Protokoll der Sitzung vom 20.05.2015

Meine Damen und Herren! Ich eröffne die 32. Tagung des Schleswig-Holsteinischen Landtags. Das Haus ist ordnungsgemäß einberufen und beschlussfähig. - Herr Minister Meyer ist von 13 bis 16 Uhr beurlaubt.

Meine sehr geehrten Damen und Herren, ich bitte Sie, sich von Ihren Plätzen zu erheben.

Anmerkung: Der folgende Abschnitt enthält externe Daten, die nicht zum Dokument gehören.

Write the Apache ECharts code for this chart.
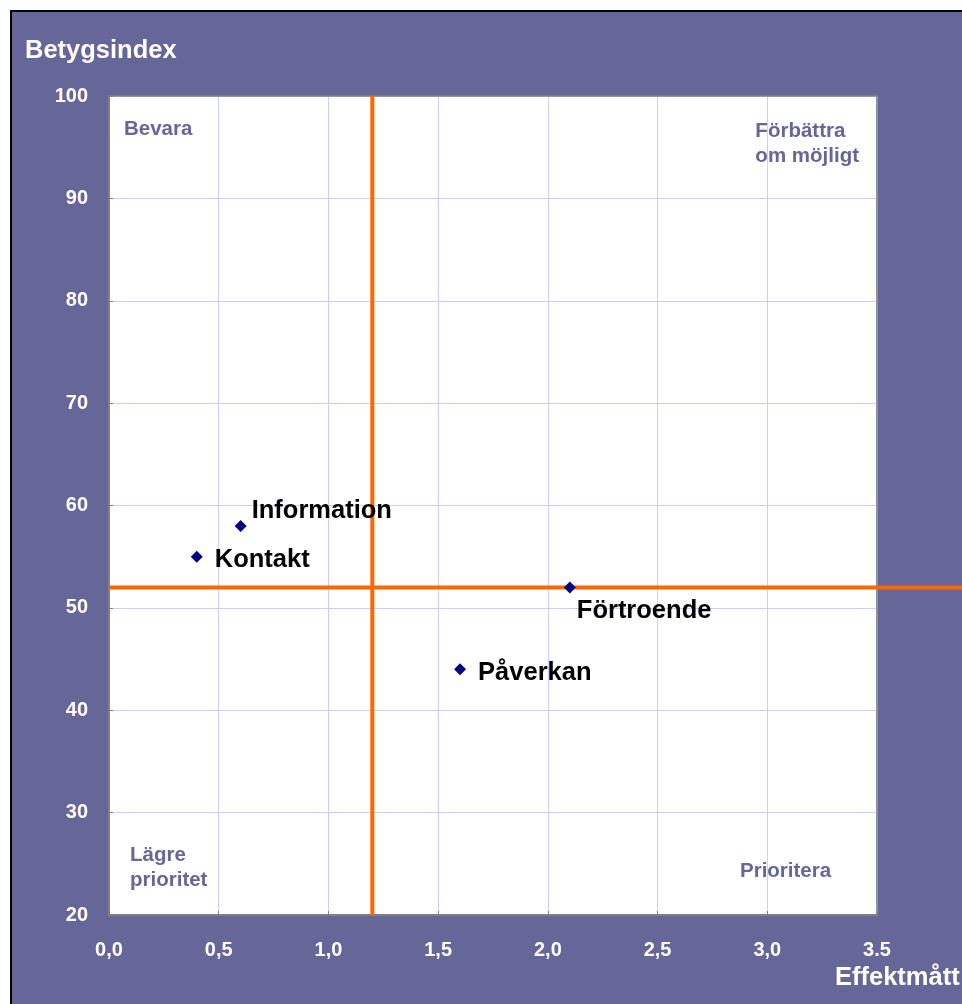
<!DOCTYPE html>
<html>
<head>
<meta charset="utf-8">
<script src="https://cdn.jsdelivr.net/npm/echarts@6/dist/echarts.min.js"></script>
<style>
  html, body { margin: 0; padding: 0; background: #fff; }
  #chart { width: 962px; height: 1004px; }
</style>
</head>
<body>
<div id="chart"></div>
<script>
  // data
  var names = ['Information', 'Kontakt', 'Förtroende', 'Påverkan'];
  var effekt = [0.6, 0.4, 2.1, 1.6];
  var betyg = [58, 55, 52, 44];
  var xTickLabels = ['0,0', '0,5', '1,0', '1,5', '2,0', '2,5', '3,0', '3.5'];
  var refX = 1.2;
  var refY = 52;

  var font = '"Liberation Sans", Arial, sans-serif';
  var bg = '#666699';

  // label placement per point
  var labelCfg = [
    { position: 'right', distance: 5, offset: [0, -15] },
    { position: 'right', distance: 12, offset: [0, 3] },
    { position: 'right', distance: 1, offset: [0, 24] },
    { position: 'right', distance: 12, offset: [0, 4] }
  ];

  var points = [];
  names.forEach(function (n, i) {
    points.push({
      name: n,
      value: [effekt[i], betyg[i]],
      label: labelCfg[i]
    });
  });

  var myChart = echarts.init(document.getElementById('chart'));

  var hiddenAxis = {
    show: false,
    axisLine: { show: false },
    axisTick: { show: false },
    axisLabel: { show: false },
    splitLine: { show: false }
  };

  // plain gray frame line for top / right side of the plot
  var frameAxis = {
    axisLine: { show: true, onZero: false, lineStyle: { color: '#808080', width: 1.5 } },
    axisTick: { show: false },
    axisLabel: { show: false },
    splitLine: { show: false }
  };

  myChart.setOption({
    animation: false,
    backgroundColor: '#fff',
    graphic: [
      {
        type: 'rect',
        shape: { x: 11, y: 11, width: 1000, height: 1050 },
        style: { fill: bg, stroke: '#000', lineWidth: 2 },
        z: -10
      },
      {
        type: 'text', left: 25, top: 38,
        style: { text: 'Betygsindex', fill: '#fff', font: 'bold 25.5px ' + font }
      },
      {
        type: 'text', left: 835, top: 965,
        style: { text: 'Effektmått', fill: '#fff', font: 'bold 25.5px ' + font }
      },
      {
        type: 'text', left: 124, top: 119, z: 10,
        style: { text: 'Bevara', fill: bg, font: 'bold 20.5px ' + font }
      },
      {
        type: 'text', right: 103, top: 119, z: 10,
        style: { text: 'Förbättra\nom möjligt', fill: bg, font: 'bold 20.5px ' + font, align: 'right', lineHeight: 25 }
      },
      {
        type: 'text', left: 130, top: 843, z: 10,
        style: { text: 'Lägre\nprioritet', fill: bg, font: 'bold 20.5px ' + font, lineHeight: 25 }
      },
      {
        type: 'text', left: 740, top: 861, z: 10,
        style: { text: 'Prioritera', fill: bg, font: 'bold 20.5px ' + font }
      }
    ],
    grid: [
      {
        left: 109,
        top: 96,
        right: 85,
        bottom: 89,
        show: true,
        backgroundColor: '#fff',
        borderColor: '#808080',
        borderWidth: 1
      },
      {
        // wider grid so the horizontal reference line runs to the right edge
        left: 109,
        top: 96,
        right: -3,
        bottom: 89
      }
    ],
    xAxis: [
      {
        type: 'value',
        gridIndex: 0,
        min: 0,
        max: 3.5,
        interval: 0.5,
        axisLine: { show: true, onZero: false, lineStyle: { color: '#808080', width: 2 } },
        axisTick: { show: true, inside: true, length: 4, lineStyle: { color: '#808080' } },
        axisLabel: {
          margin: 25,
          color: '#fff',
          fontFamily: font,
          fontWeight: 'bold',
          fontSize: 20,
          formatter: function (v) {
            return xTickLabels[Math.round(v / 0.5)];
          }
        },
        splitLine: { show: true, lineStyle: { color: '#ccccff', width: 1 } }
      },
      Object.assign({ type: 'value', gridIndex: 1, min: 0, max: 3.9 }, hiddenAxis),
      Object.assign({ type: 'value', gridIndex: 0, position: 'top', min: 0, max: 3.5 }, frameAxis)
    ],
    yAxis: [
      {
        type: 'value',
        gridIndex: 0,
        min: 20,
        max: 100,
        interval: 10,
        axisLine: { show: true, onZero: false, lineStyle: { color: '#808080', width: 2 } },
        axisTick: { show: true, inside: true, length: 4, lineStyle: { color: '#808080' } },
        axisLabel: {
          margin: 21,
          color: '#fff',
          fontFamily: font,
          fontWeight: 'bold',
          fontSize: 20
        },
        splitLine: { show: true, lineStyle: { color: '#ccccff', width: 1 } }
      },
      Object.assign({ type: 'value', gridIndex: 1, min: 20, max: 100 }, hiddenAxis),
      Object.assign({ type: 'value', gridIndex: 0, position: 'right', min: 20, max: 100 }, frameAxis)
    ],
    series: [
      {
        type: 'line',
        xAxisIndex: 0,
        yAxisIndex: 0,
        data: [[refX, 20], [refX, 100]],
        symbol: 'none',
        lineStyle: { color: '#ff6600', width: 4 },
        z: 3,
        silent: true
      },
      {
        type: 'line',
        xAxisIndex: 1,
        yAxisIndex: 1,
        data: [[0, refY], [3.9, refY]],
        symbol: 'none',
        lineStyle: { color: '#ff6600', width: 4 },
        z: 3,
        silent: true
      },
      {
        type: 'scatter',
        xAxisIndex: 0,
        yAxisIndex: 0,
        symbol: 'diamond',
        symbolSize: 12,
        itemStyle: { color: '#000080', opacity: 1 },
        z: 5,
        label: {
          show: true,
          formatter: '{b}',
          color: '#000',
          opacity: 1,
          fontFamily: font,
          fontWeight: 'bold',
          fontSize: 25.5
        },
        data: points
      }
    ]
  });
</script>
</body>
</html>
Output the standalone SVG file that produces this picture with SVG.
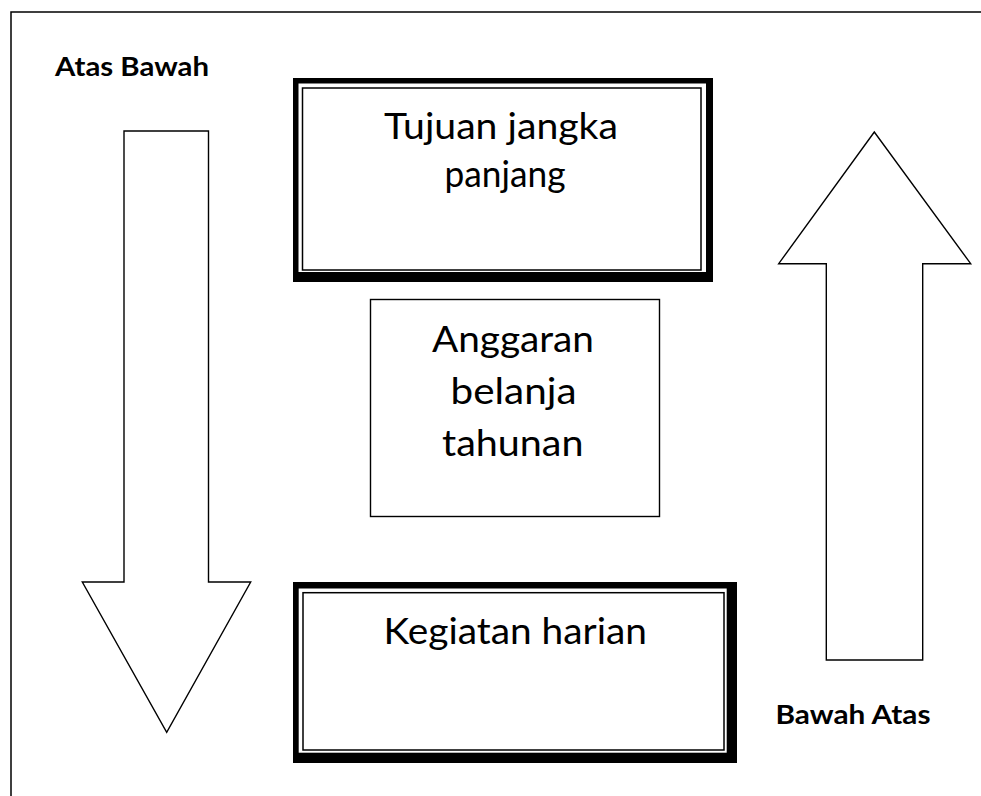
<svg xmlns="http://www.w3.org/2000/svg" width="981" height="796" viewBox="0 0 981 796">
  <style>
    .frame { fill: none; stroke: #000; stroke-width: 1.5; }
    .shape { fill: #fff; stroke: #000; stroke-width: 1.4; stroke-linejoin: miter; }
    .thin { fill: none; stroke: #000; stroke-width: 1.5; }
    .body { font-family: Lato, "Open Sans", "Liberation Sans", sans-serif; font-size: 37px; fill: #000; }
    .label { font-family: Lato, "Open Sans", "Liberation Sans", sans-serif; font-size: 27px; font-weight: bold; fill: #000; }
  </style>
  <rect width="981" height="796" fill="#fff"/>

  <!-- page frame (top and left edges) -->
  <path class="frame" d="M11,796 V12 H981"/>

  <g id="connectors">
    <!-- top-down arrow -->
    <path id="arrow-down" class="shape" d="M124,131 H208.5 V582 H250.7 L166.7,732.3 L82.3,582 H124 Z"/>
    <!-- bottom-up arrow -->
    <path id="arrow-up" class="shape" d="M826.3,660 V263.7 H778.7 L874.3,132 L970.7,263.7 H922.7 V660 Z"/>
  </g>

  <g id="label-top-down">
    <text class="label" x="55" y="75.5" textLength="154" lengthAdjust="spacingAndGlyphs">Atas Bawah</text>
  </g>
  <g id="label-bottom-up">
    <text class="label" x="775.5" y="723.5" textLength="155" lengthAdjust="spacingAndGlyphs">Bawah Atas</text>
  </g>

  <g id="node-long-term">
    <rect x="293" y="78" width="420" height="204" fill="#000"/>
    <rect x="298.5" y="83.5" width="407.5" height="188.5" fill="#fff"/>
    <rect class="thin" x="302.5" y="88" width="398.5" height="182"/>
    <text class="body" x="384" y="139.3" textLength="234" lengthAdjust="spacingAndGlyphs">Tujuan jangka</text>
    <text class="body" x="444.5" y="187.3" textLength="121" lengthAdjust="spacingAndGlyphs">panjang</text>
  </g>

  <g id="node-annual-budget">
    <rect class="shape" x="370.5" y="299.5" width="289" height="217"/>
    <text class="body" x="432" y="351.7" textLength="162" lengthAdjust="spacingAndGlyphs">Anggaran</text>
    <text class="body" x="450.5" y="403.5" textLength="126" lengthAdjust="spacingAndGlyphs">belanja</text>
    <text class="body" x="442" y="456" textLength="141.5" lengthAdjust="spacingAndGlyphs">tahunan</text>
  </g>

  <g id="node-daily">
    <rect x="293" y="582" width="444" height="181" fill="#000"/>
    <rect x="298.7" y="588.5" width="428" height="164.2" fill="#fff"/>
    <rect class="thin" x="303" y="592.7" width="421" height="157.3"/>
    <text class="body" x="383.5" y="644.3" textLength="263.5" lengthAdjust="spacingAndGlyphs">Kegiatan harian</text>
  </g>
</svg>
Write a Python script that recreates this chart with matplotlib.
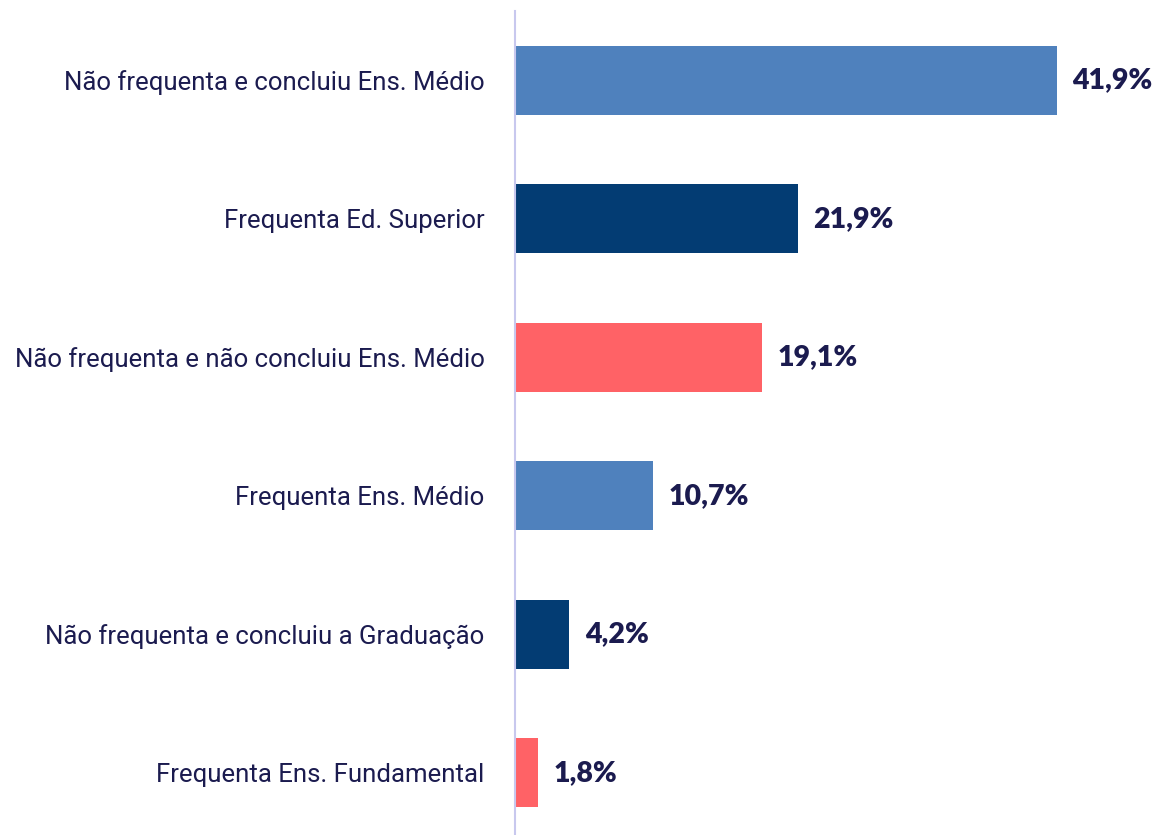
import matplotlib.pyplot as plt

categories = [
    "Não frequenta e concluiu Ens. Médio",
    "Frequenta Ed. Superior",
    "Não frequenta e não concluiu Ens. Médio",
    "Frequenta Ens. Médio",
    "Não frequenta e concluiu a Graduação",
    "Frequenta Ens. Fundamental",
]
values = [41.9, 21.9, 19.1, 10.7, 4.2, 1.8]
value_labels = ["41,9%", "21,9%", "19,1%", "10,7%", "4,2%", "1,8%"]
colors = ["#4f81bd", "#033c73", "#ff6266", "#4f81bd", "#033c73", "#ff6266"]

text_color = "#1b1b4f"

fig = plt.figure(figsize=(11.58, 8.35), dpi=100)
ax = fig.add_axes([515 / 1158, -7 / 835, (1158 - 515) / 1158, 831 / 835])

y = list(range(len(categories)))
ax.barh(y, values, height=0.5, color=colors)
ax.set_ylim(5.5, -0.5)
ax.set_xlim(0, 49.7)

for yi, v, lab in zip(y, values, value_labels):
    ax.annotate(lab, (v, yi), xytext=(11, 0), textcoords="offset points",
                va="center", ha="left", fontsize=20.5, fontweight="heavy",
                color=text_color, family=["Lato", "DejaVu Sans"])

ax.set_yticks(y)
ax.set_yticklabels(categories, fontsize=18.5, color=text_color,
                   family=["Roboto", "DejaVu Sans"])
ax.tick_params(axis="y", length=0, pad=22)
ax.set_xticks([])

for s in ["top", "right", "bottom"]:
    ax.spines[s].set_visible(False)
ax.spines["left"].set_color("#c8c8ee")
ax.spines["left"].set_linewidth(1.5)
ax.patch.set_alpha(0)

fig.savefig("out.png", dpi=100)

(Die Abgeordneten erheben sich)

Zu Beginn dieser Tagung wollen wir uns an den früheren Abgeordneten des Schleswig-Holsteinischen Landtags, Peter Aniol, erinnern, der am 5. April im Alter von 77 Jahren verstorben ist.

1938 in Christinenberg, Kreis Naugard, geboren, kam Peter Aniol nach dem Zweiten Weltkrieg wie so viele Heimatvertriebene aus Pommern nach Schleswig-Holstein. Nach Mittlerer Reife und Verwaltungslehre bei einer Krankenkasse trat er 1958 als Offiziersanwärter der Luftwaffe in die Bundeswehr ein. Hier wurde er unter anderem als Staffelchef, Personalstabsoffizier und stellvertretender Kommandeur einer Fliegerhorstgruppe eingesetzt. Nach seiner Wahl in den Landtag 1979 schied Peter Aniol, inzwischen Oberstleutnant, aus der Bundeswehr aus.

Peter Aniol, der 1966 in die CDU eintrat, wirkte über 30 Jahre als Kreistagsabgeordneter und von 1998 bis 2003 als stellvertretender Landrat des Kreises Nordfriesland.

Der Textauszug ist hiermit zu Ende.